I actually sorta wanted to run today. I was cranky and needed some time to myself. Plus, it was really pretty out.
This was a threshold run which I’ve done a ton of lately but this was the longest and most difficult one I’ve done. My plan called for 9 sets of 6 minutes at 8:51/mile with one minute easy run breaks in between.
It started out a little wonky. My water bottle/phone case/running snack juggling act gave me trouble so I ended up basically standing still for the first 90 seconds of running. I reset and started out.
The first couple miles were fine. But then the problems started piling up. It was hotter than I expected. My foot was asleep for most of the run. And I had Chris’s vortex problem with constant wind in my face.

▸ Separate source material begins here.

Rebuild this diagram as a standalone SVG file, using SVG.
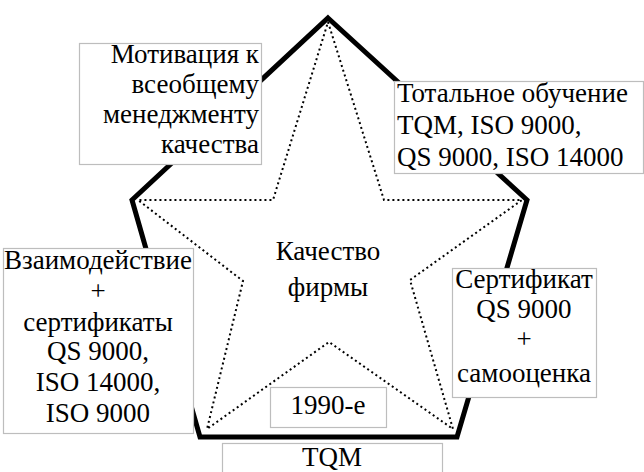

I was only in mile four when I started slowing down. I had to stop and walk a few times. The lady inside my GIPIS app kept telling me to speed up. It was disheartening. The other threshold runs I have done were all really good and left me feeling like I could keep going. So to have a time when I was supposed to keep going and just couldn’t do it was super disappointing.
I considered quitting during my first lap once I got near my house. I considered taking a shortcut to shorten my second lap. I considered just walking until the time was up. I told myself I could quit and try this run another day. I half wished my feet would find a big crack in the pavement so I would have a nasty fall and a legitimate excuse to quit.
But I didn’t fall. I didn’t quit. I didn’t cut it short. Every thought of quitting was countered with the problems quitting would cause. I would have to do this awful run again. I would have to tell Chris that I gave up. I would have to look at my progress and always see that run where I wimped out.
So I kept going. And before I could change my mind, I reached my goal. It wasn’t anywhere near perfect. But I was able to keep an overall pace under 10 minutes which is okay, just not where I want to be.
In the end, today’s run left me feeling 50% disappointed, 25% irritated, and 25% proud that I kept going. I’ll try to focus on that last 25% as I get ready for my next run. There will always be a few bad runs thrown into the mix. I am glad to put this one behind me and hope that brighter roads are ahead.
1/31/16 Run Details:
Time: 1 hour 12 minutes
Distance: 7.35 miles
On a side note, I was awarded an “Ableable” badge on my Gipis app after my run so that brightened my spirits some. I mean, if it’s telling me that I’m ableable, it couldn’t have been that bad of a run, right?